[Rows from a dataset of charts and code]
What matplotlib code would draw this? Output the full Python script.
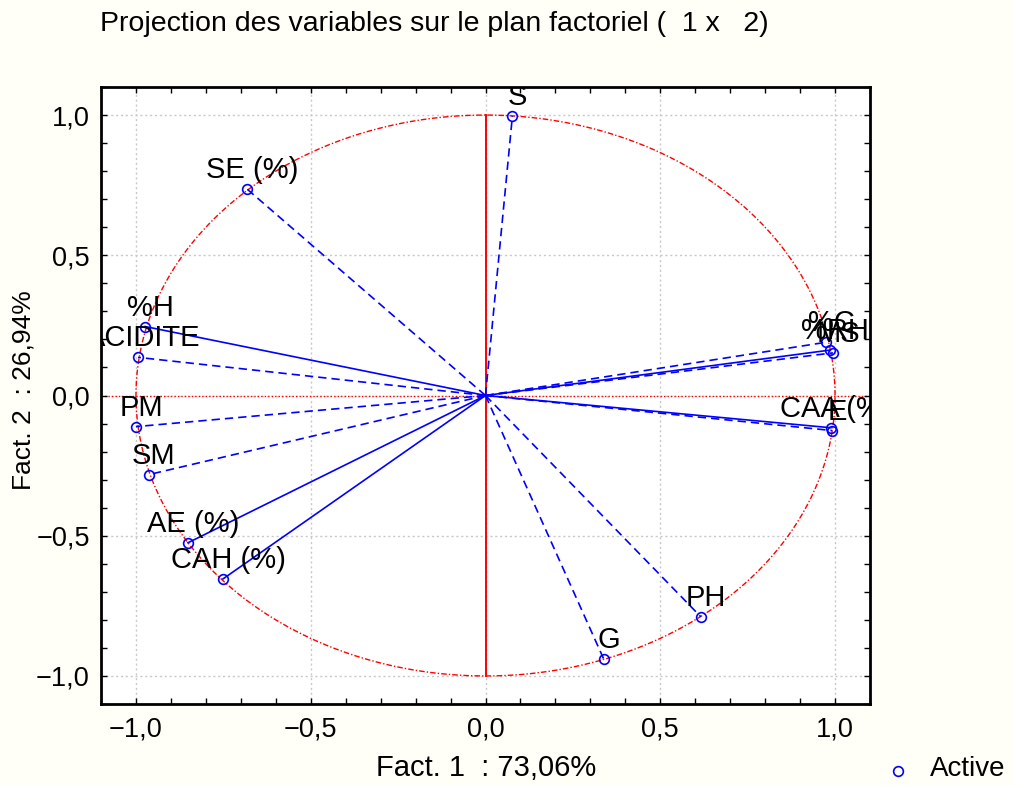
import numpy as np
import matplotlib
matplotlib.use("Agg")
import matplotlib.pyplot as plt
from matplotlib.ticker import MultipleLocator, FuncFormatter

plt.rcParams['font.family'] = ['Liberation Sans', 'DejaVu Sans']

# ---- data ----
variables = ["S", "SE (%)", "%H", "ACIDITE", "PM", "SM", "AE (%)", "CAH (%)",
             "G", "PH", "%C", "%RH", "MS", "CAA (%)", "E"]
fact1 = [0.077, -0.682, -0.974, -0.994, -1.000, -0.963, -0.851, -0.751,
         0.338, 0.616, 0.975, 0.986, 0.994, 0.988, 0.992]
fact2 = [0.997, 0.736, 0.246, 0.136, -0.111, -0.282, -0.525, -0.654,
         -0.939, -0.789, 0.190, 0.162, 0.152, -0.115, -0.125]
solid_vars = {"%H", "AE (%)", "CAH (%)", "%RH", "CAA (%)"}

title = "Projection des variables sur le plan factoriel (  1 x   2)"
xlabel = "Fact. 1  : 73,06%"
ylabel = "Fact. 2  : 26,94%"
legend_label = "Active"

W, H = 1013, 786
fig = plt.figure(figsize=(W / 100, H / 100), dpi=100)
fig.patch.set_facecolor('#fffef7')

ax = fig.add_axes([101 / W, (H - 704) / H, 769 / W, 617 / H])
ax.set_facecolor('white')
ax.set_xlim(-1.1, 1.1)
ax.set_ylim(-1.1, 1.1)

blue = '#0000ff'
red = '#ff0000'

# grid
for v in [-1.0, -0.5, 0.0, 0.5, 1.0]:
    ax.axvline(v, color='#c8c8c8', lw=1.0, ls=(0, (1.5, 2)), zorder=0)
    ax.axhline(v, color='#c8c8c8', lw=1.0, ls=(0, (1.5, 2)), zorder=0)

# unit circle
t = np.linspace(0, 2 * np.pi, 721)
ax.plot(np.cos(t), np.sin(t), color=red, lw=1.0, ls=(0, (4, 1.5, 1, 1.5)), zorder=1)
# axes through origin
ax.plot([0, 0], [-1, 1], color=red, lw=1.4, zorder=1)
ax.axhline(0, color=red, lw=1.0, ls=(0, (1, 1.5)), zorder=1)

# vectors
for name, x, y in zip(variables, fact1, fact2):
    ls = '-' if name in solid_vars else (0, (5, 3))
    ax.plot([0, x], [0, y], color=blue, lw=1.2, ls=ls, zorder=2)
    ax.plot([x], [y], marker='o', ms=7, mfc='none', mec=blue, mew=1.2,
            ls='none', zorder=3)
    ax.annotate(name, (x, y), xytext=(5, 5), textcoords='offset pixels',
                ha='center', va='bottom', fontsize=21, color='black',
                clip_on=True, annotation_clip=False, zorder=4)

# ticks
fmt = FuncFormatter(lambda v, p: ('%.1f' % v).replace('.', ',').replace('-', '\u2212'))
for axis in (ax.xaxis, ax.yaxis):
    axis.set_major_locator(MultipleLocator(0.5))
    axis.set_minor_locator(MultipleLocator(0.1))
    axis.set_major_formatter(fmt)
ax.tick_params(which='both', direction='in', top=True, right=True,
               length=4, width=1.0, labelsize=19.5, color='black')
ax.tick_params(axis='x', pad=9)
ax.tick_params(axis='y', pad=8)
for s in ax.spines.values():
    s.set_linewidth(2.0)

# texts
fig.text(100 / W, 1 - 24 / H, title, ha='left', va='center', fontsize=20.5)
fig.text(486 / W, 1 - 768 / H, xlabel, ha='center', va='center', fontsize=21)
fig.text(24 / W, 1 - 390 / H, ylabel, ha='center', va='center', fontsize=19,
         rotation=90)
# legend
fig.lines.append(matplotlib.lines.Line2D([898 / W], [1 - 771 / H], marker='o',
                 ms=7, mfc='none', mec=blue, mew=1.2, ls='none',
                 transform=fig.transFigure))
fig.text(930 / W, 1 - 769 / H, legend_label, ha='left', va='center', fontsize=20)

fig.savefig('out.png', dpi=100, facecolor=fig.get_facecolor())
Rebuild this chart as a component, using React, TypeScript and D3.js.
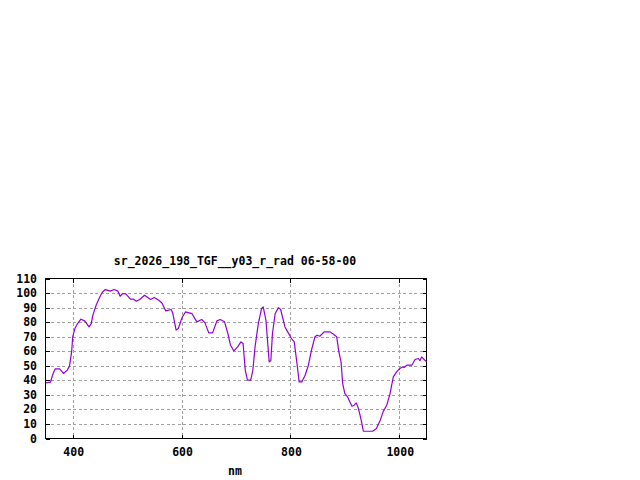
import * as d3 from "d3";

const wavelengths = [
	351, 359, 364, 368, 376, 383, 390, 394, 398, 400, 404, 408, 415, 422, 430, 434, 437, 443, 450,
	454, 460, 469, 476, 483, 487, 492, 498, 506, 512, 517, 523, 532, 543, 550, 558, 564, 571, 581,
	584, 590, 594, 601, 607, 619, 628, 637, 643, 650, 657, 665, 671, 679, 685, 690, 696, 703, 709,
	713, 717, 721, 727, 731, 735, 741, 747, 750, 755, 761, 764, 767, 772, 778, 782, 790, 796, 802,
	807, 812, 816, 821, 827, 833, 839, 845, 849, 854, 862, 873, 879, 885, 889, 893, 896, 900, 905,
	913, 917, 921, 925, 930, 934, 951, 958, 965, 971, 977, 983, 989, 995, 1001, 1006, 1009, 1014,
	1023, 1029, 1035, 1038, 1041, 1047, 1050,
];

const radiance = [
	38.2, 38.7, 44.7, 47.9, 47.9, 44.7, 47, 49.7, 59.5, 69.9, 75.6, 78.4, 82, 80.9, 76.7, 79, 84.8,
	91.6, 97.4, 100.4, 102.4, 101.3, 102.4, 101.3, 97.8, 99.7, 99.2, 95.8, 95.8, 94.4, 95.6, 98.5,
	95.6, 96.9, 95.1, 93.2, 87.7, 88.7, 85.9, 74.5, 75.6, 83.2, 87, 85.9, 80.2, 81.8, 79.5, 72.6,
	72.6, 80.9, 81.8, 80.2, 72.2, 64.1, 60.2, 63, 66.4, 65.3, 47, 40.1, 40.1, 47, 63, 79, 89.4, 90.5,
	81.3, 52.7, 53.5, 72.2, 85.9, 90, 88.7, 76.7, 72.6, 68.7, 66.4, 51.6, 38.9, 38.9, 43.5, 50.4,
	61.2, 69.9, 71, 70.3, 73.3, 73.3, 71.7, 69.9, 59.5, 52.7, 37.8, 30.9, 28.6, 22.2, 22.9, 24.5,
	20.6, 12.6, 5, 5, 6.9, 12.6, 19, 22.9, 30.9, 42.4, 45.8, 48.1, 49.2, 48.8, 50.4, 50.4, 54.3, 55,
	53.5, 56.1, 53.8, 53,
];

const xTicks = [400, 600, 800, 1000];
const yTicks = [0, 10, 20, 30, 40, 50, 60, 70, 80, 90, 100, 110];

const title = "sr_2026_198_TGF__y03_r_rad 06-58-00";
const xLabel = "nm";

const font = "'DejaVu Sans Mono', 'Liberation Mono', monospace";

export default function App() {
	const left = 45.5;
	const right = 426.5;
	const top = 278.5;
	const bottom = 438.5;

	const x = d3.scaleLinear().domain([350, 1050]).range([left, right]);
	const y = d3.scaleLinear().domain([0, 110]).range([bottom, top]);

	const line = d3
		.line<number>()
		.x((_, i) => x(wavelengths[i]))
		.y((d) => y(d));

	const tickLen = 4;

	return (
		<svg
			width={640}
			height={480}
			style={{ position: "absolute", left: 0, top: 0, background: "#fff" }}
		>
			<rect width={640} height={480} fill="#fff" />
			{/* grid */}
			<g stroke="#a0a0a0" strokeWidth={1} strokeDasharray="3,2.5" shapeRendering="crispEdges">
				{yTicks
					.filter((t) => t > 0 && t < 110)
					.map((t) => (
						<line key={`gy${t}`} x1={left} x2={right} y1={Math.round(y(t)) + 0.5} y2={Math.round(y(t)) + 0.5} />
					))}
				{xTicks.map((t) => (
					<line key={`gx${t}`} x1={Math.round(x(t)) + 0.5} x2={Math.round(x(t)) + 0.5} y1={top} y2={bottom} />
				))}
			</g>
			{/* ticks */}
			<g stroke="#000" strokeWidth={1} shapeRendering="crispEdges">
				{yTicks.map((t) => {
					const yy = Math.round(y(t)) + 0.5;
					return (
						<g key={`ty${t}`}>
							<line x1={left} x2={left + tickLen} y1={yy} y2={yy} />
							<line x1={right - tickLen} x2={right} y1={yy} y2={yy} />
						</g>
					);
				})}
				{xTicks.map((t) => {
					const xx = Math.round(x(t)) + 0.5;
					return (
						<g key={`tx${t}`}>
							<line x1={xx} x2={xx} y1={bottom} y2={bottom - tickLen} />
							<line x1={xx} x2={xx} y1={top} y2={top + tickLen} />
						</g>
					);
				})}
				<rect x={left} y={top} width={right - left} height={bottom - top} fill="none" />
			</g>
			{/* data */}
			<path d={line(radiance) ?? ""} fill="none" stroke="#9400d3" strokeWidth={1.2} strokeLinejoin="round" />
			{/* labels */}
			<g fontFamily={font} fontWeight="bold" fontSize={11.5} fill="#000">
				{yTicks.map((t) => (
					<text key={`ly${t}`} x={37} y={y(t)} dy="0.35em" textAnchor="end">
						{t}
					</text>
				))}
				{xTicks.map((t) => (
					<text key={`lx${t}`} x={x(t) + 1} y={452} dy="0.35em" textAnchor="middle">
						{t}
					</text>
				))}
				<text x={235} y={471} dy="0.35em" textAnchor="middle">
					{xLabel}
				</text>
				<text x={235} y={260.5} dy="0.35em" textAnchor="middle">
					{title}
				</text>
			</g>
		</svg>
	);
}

_Problem details:_ Begin at the first line of the records and please reproduce every line exactly through the one containing "plt.rcParams['font.family'] = ['Liberation", leaving all pictures out.

_Output:_
What matplotlib code would draw this? Output the full Python script.
import numpy as np
import matplotlib
matplotlib.use("Agg")
import matplotlib.pyplot as plt
from matplotlib.ticker import MultipleLocator, FuncFormatter

plt.rcParams['font.family'] = ['Liberation Sans', 'DejaVu Sans']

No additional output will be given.